Optical absorption of Nd2O3-Doped polyvinylidene fluoride films

Abstract

Optical absorbance measurement is a powerful tool for studying the optical properties of polymer materials. In this work, the optical properties of neodymium-doped polyvinylidene fluoride (PVDF/Nd) samples were studied at room temperature. The results show that addition of the Nd to the PVDF matrix enhances the optical transmittance up to 8.0%, and decreases it in the UV region for PVDF/Nd 1.0%. The absorption edge changes with an increase of neodymium oxide (Nd) content in the PVDF matrix. For pure PVDF, the extinction coefficient decreases from 200 to 230 nm and, after increasing, presents a peak at 347 nm, which is related to F–C bonds. For other compositions, Nd addition diminishes the intensity of the characteristic peak of PVDF. For all samples, the extinction coefficient value reduces quickly till 230 nm, and after that increases with an increase of wavelength.

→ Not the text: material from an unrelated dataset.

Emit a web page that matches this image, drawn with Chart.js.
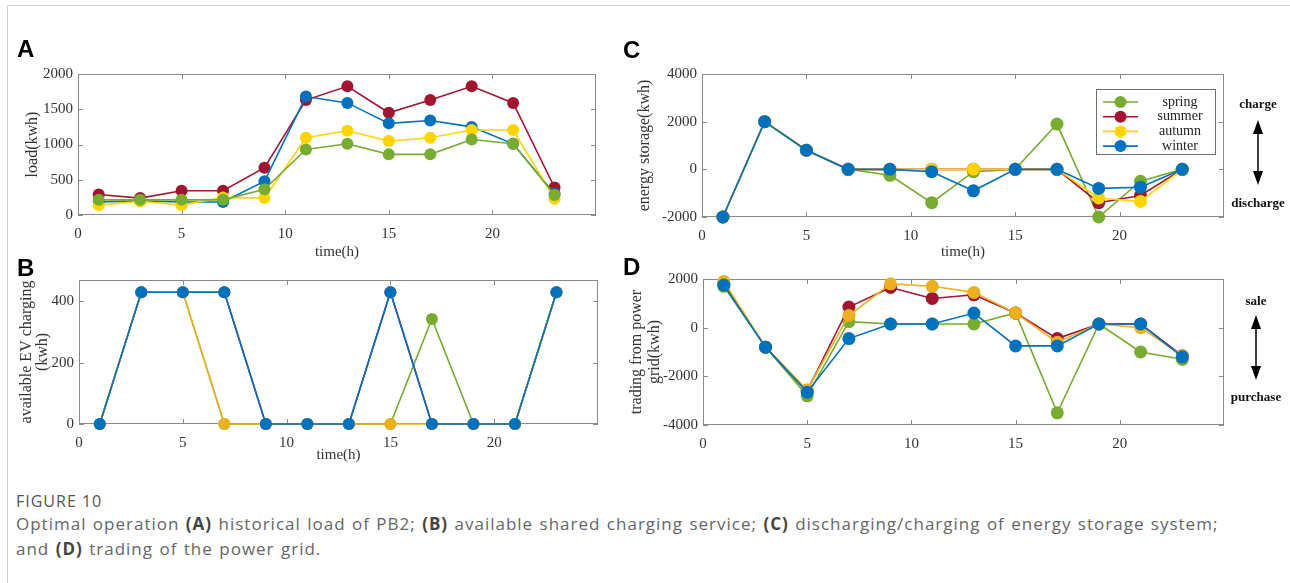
<!DOCTYPE html>
<html>
<head>
<meta charset="utf-8">
<script src="https://cdn.jsdelivr.net/npm/chart.js@4.4.1/dist/chart.umd.min.js"></script>
<style>
  body { margin: 0; background: #fff; }
  #page { position: relative; width: 1290px; height: 583px; overflow: hidden; background: #fff; }
  #frame { position: absolute; left: 7px; top: 5px; width: 1300px; height: 600px;
           border-top: 1px solid #d2d2d2; border-left: 1px solid #d2d2d2; }
  canvas { position: absolute; }
  .tag { position: absolute; font: bold 24px "Liberation Sans", Arial, sans-serif; color: #000; line-height: 24px; }
  #figno { position: absolute; left: 16px; top: 491px; font: 16px "Open Sans", sans-serif; letter-spacing: 1px;
           color: #555; line-height: 20px; }
  #caption { position: absolute; left: 16px; top: 511px; width: 1270px; font: 17px "Open Sans", sans-serif;
             letter-spacing: 1px; word-spacing: 1px; color: #666; line-height: 25px; white-space: nowrap; }
  #caption b { color: #444; }
</style>
</head>
<body>
<div id="page">
  <div id="frame"></div>
  <canvas id="load" width="620" height="205" style="left:0;top:60px"></canvas>
  <canvas id="ev" width="620" height="200" style="left:0;top:265px"></canvas>
  <canvas id="storage" width="670" height="205" style="left:620px;top:60px"></canvas>
  <canvas id="grid" width="670" height="200" style="left:620px;top:265px"></canvas>
  <div class="tag" style="left:17px;top:37px">A</div>
  <div class="tag" style="left:17px;top:256px">B</div>
  <div class="tag" style="left:623px;top:38px">C</div>
  <div class="tag" style="left:623px;top:255px">D</div>
  <div id="figno">FIGURE 10</div>
  <div id="caption">Optimal operation <b>(A)</b> historical load of PB2; <b>(B)</b> available shared charging service; <b>(C)</b> discharging/charging of energy storage system;<br>and <b>(D)</b> trading of the power grid.</div>
</div>
<script>
const hours = [1, 3, 5, 7, 9, 11, 13, 15, 17, 19, 21, 23];
const seasons = ['spring', 'summer', 'autumn', 'winter'];
const timeTicks = [0, 5, 10, 15, 20];

// A: historical load (kWh)
const loadSpring = [215, 215, 215, 215, 365, 930, 1010, 860, 860, 1070, 1010, 285];
const loadSummer = [290, 240, 345, 345, 670, 1630, 1825, 1450, 1630, 1825, 1590, 390];
const loadAutumn = [140, 195, 140, 250, 240, 1095, 1195, 1050, 1095, 1205, 1205, 230];
const loadWinter = [185, 200, 185, 185, 480, 1680, 1590, 1300, 1340, 1250, 1010, 300];
const loadTicks = [0, 500, 1000, 1500, 2000];

// B: available EV charging (kWh)
const evSpring = [0, 430, 430, 0, 0, 0, 0, 0, 343, 0, 0, 430];
const evSummer = [0, 430, 430, 430, 0, 0, 0, 430, 0, 0, 0, 430];
const evAutumn = [0, 430, 430, 0, 0, 0, 0, 0, 0, 0, 0, 430];
const evWinter = [0, 430, 430, 430, 0, 0, 0, 430, 0, 0, 0, 430];
const evTicks = [0, 200, 400];

// C: energy storage (kWh), + charge / - discharge
const storSpring = [-2000, 2000, 800, 0, -250, -1400, -100, 0, 1900, -2000, -500, 0];
const storSummer = [-2000, 2000, 800, 0, 0, 0, 0, 0, 0, -1400, -1100, 0];
const storAutumn = [-2000, 2000, 800, 0, 0, 0, 0, 0, 0, -1200, -1350, 0];
const storWinter = [-2000, 2000, 800, 0, 0, -100, -900, 0, 0, -800, -750, 0];
const storTicks = [-2000, 0, 2000, 4000];

// D: trading with the power grid (kWh), + sale / - purchase
const gridSpring = [1700, -800, -2800, 250, 150, 150, 150, 600, -3500, 150, -1000, -1300];
const gridSummer = [1800, -800, -2600, 850, 1650, 1200, 1350, 600, -450, 150, 150, -1150];
const gridAutumn = [1900, -800, -2550, 500, 1800, 1700, 1450, 600, -600, 150, 0, -1150];
const gridWinter = [1750, -800, -2650, -450, 150, 150, 600, -750, -750, 150, 150, -1200];
const gridTicks = [-4000, -2000, 0, 2000];

const green = '#77ac30', red = '#a2142f', blue = '#0072bd', gold = '#ffd400', amber = '#edb120';
const ink = '#333';
const serif = '"Liberation Serif", "Times New Roman", serif';

// matlab-like axes: grey box with inward ticks on all four sides
const boxTicks = {
  id: 'boxTicks',
  beforeDatasetsDraw(chart) {
    const { ctx, chartArea: a, scales: { x, y } } = chart;
    ctx.save();
    ctx.strokeStyle = '#8a8a8a';
    ctx.lineWidth = 1;
    ctx.strokeRect(a.left + 0.5, a.top + 0.5, a.width - 1, a.height - 1);
    ctx.beginPath();
    x.ticks.forEach(t => {
      const px = Math.round(x.getPixelForValue(t.value)) + 0.5;
      ctx.moveTo(px, a.bottom); ctx.lineTo(px, a.bottom - 5);
      ctx.moveTo(px, a.top); ctx.lineTo(px, a.top + 5);
    });
    y.ticks.forEach(t => {
      const py = Math.round(y.getPixelForValue(t.value)) + 0.5;
      ctx.moveTo(a.left, py); ctx.lineTo(a.left + 5, py);
      ctx.moveTo(a.right, py); ctx.lineTo(a.right - 5, py);
    });
    ctx.stroke();
    ctx.restore();
  }
};

// boxed legend with line + marker samples
const seasonKey = {
  id: 'seasonKey',
  afterDatasetsDraw(chart, args, o) {
    if (!o.show) return;
    const { ctx, chartArea: a } = chart;
    const w = 119, h = 65;
    const left = a.right - 9 - w, top = a.top + 15;
    ctx.save();
    ctx.fillStyle = '#fff';
    ctx.fillRect(left, top, w, h);
    ctx.strokeStyle = '#6e6e6e';
    ctx.lineWidth = 1;
    ctx.strokeRect(left + 0.5, top + 0.5, w, h);
    ctx.font = '14px ' + serif;
    ctx.textAlign = 'center';
    ctx.textBaseline = 'middle';
    chart.data.datasets.forEach((ds, i) => {
      const yy = top + 13 + i * 14.7;
      ctx.strokeStyle = ds.borderColor;
      ctx.lineWidth = 1.6;
      ctx.beginPath(); ctx.moveTo(left + 7, yy); ctx.lineTo(left + 42, yy); ctx.stroke();
      ctx.fillStyle = ds.borderColor;
      ctx.beginPath(); ctx.arc(left + 24.5, yy, 6, 0, Math.PI * 2); ctx.fill();
      ctx.fillStyle = '#222';
      ctx.fillText(ds.label, left + 84, yy);
    });
    ctx.restore();
  }
};

// two-headed arrow with a word at each end, right of the plot
const sideArrow = {
  id: 'sideArrow',
  afterDraw(chart, args, o) {
    if (!o.text) return;
    const { ctx, chartArea: a } = chart;
    const x = a.right + o.dx;
    const y1 = a.top + o.rows[1], y2 = a.top + o.rows[2];
    ctx.save();
    ctx.font = 'bold 13px ' + serif;
    ctx.fillStyle = '#111';
    ctx.textAlign = 'center';
    ctx.textBaseline = 'middle';
    ctx.fillText(o.text[0], x, a.top + o.rows[0]);
    ctx.fillText(o.text[1], x, a.top + o.rows[3]);
    ctx.strokeStyle = '#000';
    ctx.fillStyle = '#000';
    ctx.lineWidth = 1.5;
    ctx.beginPath(); ctx.moveTo(x, y1 + 10); ctx.lineTo(x, y2 - 10); ctx.stroke();
    ctx.beginPath(); ctx.moveTo(x, y1); ctx.lineTo(x - 5, y1 + 14); ctx.lineTo(x + 5, y1 + 14); ctx.closePath(); ctx.fill();
    ctx.beginPath(); ctx.moveTo(x, y2); ctx.lineTo(x - 5, y2 - 14); ctx.lineTo(x + 5, y2 - 14); ctx.closePath(); ctx.fill();
    ctx.restore();
  }
};

const fixTicks = values => axis => { axis.ticks = values.map(value => ({ value })); };
const plain = v => String(v);

function panel(id, cfg) {
  const datasets = cfg.series.map((values, i) => ({
    label: seasons[i],
    data: values.map((v, k) => ({ x: hours[k], y: v })),
    borderColor: cfg.colors[i],
    backgroundColor: cfg.colors[i],
    pointBackgroundColor: cfg.colors[i],
    pointBorderColor: cfg.colors[i],
    borderWidth: 1.6,
    pointRadius: cfg.radius,
    pointBorderWidth: 0,
    clip: false,
    order: cfg.order[i]
  }));
  return new Chart(document.getElementById(id), {
    type: 'line',
    data: { datasets },
    options: {
      responsive: false,
      animation: false,
      events: [],
      layout: { padding: cfg.padding },
      plugins: {
        legend: { display: false },
        tooltip: { enabled: false },
        seasonKey: { show: !!cfg.key },
        sideArrow: cfg.arrow || {}
      },
      scales: {
        x: {
          type: 'linear', min: 0, max: 25,
          afterBuildTicks: fixTicks(timeTicks),
          afterFit: s => { s.height = cfg.xHeight; },
          grid: { display: false, drawTicks: false },
          border: { display: false },
          ticks: { color: ink, font: { family: serif, size: 15 }, padding: 10, maxRotation: 0, callback: plain },
          title: cfg.xTitle
            ? { display: true, text: 'time(h)', color: ink, font: { family: serif, size: 15 }, padding: { top: 0, bottom: cfg.xTitlePad } }
            : { display: false }
        },
        y: {
          min: cfg.yMin, max: cfg.yMax,
          afterBuildTicks: fixTicks(cfg.yTicks),
          afterFit: s => { s.width = cfg.yWidth; },
          grid: { display: false, drawTicks: false },
          border: { display: false },
          ticks: { color: ink, font: { family: serif, size: 15 }, padding: 5, callback: plain },
          title: {
            display: true, text: cfg.yTitle, color: ink,
            font: { family: serif, size: 16, lineHeight: cfg.yTitleLh },
            padding: { top: cfg.yTitlePad, bottom: 0 }
          }
        }
      }
    },
    plugins: [boxTicks, seasonKey, sideArrow]
  });
}

panel('load', {
  series: [loadSpring, loadSummer, loadAutumn, loadWinter],
  colors: [green, red, gold, blue],
  order: [0, 3, 1, 2],
  radius: 6,
  padding: { top: 10, right: 24, left: 0, bottom: 0 },
  xHeight: 50, xTitle: true, xTitlePad: 4,
  yMin: 0, yMax: 2000, yTicks: loadTicks, yWidth: 78,
  yTitle: 'load(kwh)', yTitleLh: 1.2, yTitlePad: 23
});

panel('ev', {
  series: [evSpring, evSummer, evAutumn, evWinter],
  colors: [green, red, amber, blue],
  order: [2, 3, 1, 0],
  radius: 6,
  padding: { top: 15, right: 22, left: 0, bottom: 0 },
  xHeight: 41, xTitle: true, xTitlePad: 1,
  yMin: 0, yMax: 470, yTicks: evTicks, yWidth: 79,
  yTitle: ['available EV charging', '(kwh)'], yTitleLh: 1, yTitlePad: 19
});

panel('storage', {
  series: [storSpring, storSummer, storAutumn, storWinter],
  colors: [green, red, gold, blue],
  order: [3, 2, 1, 0],
  radius: 6.5,
  padding: { top: 12, right: 66, left: 0, bottom: 0 },
  xHeight: 48, xTitle: true, xTitlePad: 4,
  yMin: -2000, yMax: 4000, yTicks: storTicks, yWidth: 82,
  yTitle: 'energy storage(kwh)', yTitleLh: 1.2, yTitlePad: 15,
  key: true,
  arrow: { text: ['charge', 'discharge'], dx: 34, rows: [31, 46, 111, 130] }
});

panel('grid', {
  series: [gridSpring, gridSummer, gridAutumn, gridWinter],
  colors: [green, red, amber, blue],
  order: [3, 2, 1, 0],
  radius: 6.5,
  padding: { top: 14, right: 66, left: 0, bottom: 0 },
  xHeight: 40, xTitle: false,
  yMin: -4000, yMax: 2000, yTicks: gridTicks, yWidth: 83,
  yTitle: ['trading from power', 'grid(kwh)'], yTitleLh: 1.1, yTitlePad: 8,
  arrow: { text: ['sale', 'purchase'], dx: 32, rows: [23, 36, 101, 119] }
});
</script>
</body>
</html>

This effect might be related to optical absorption by spherulites and the Nd grain boundary. Skin depth decreases as a function of photon energy for all PVDF samples. The bandgap energy presents an oscillatory behavior that might be related to the defects formed by the addition of Nd. The Urbach energy and band tailing parameter follow the behavior of the bandgap energy. In summary, the results obtained in this work are in good agreement with those reported in the literature, and they are essential for the optical and photonic application of PVDF/Nd doped samples.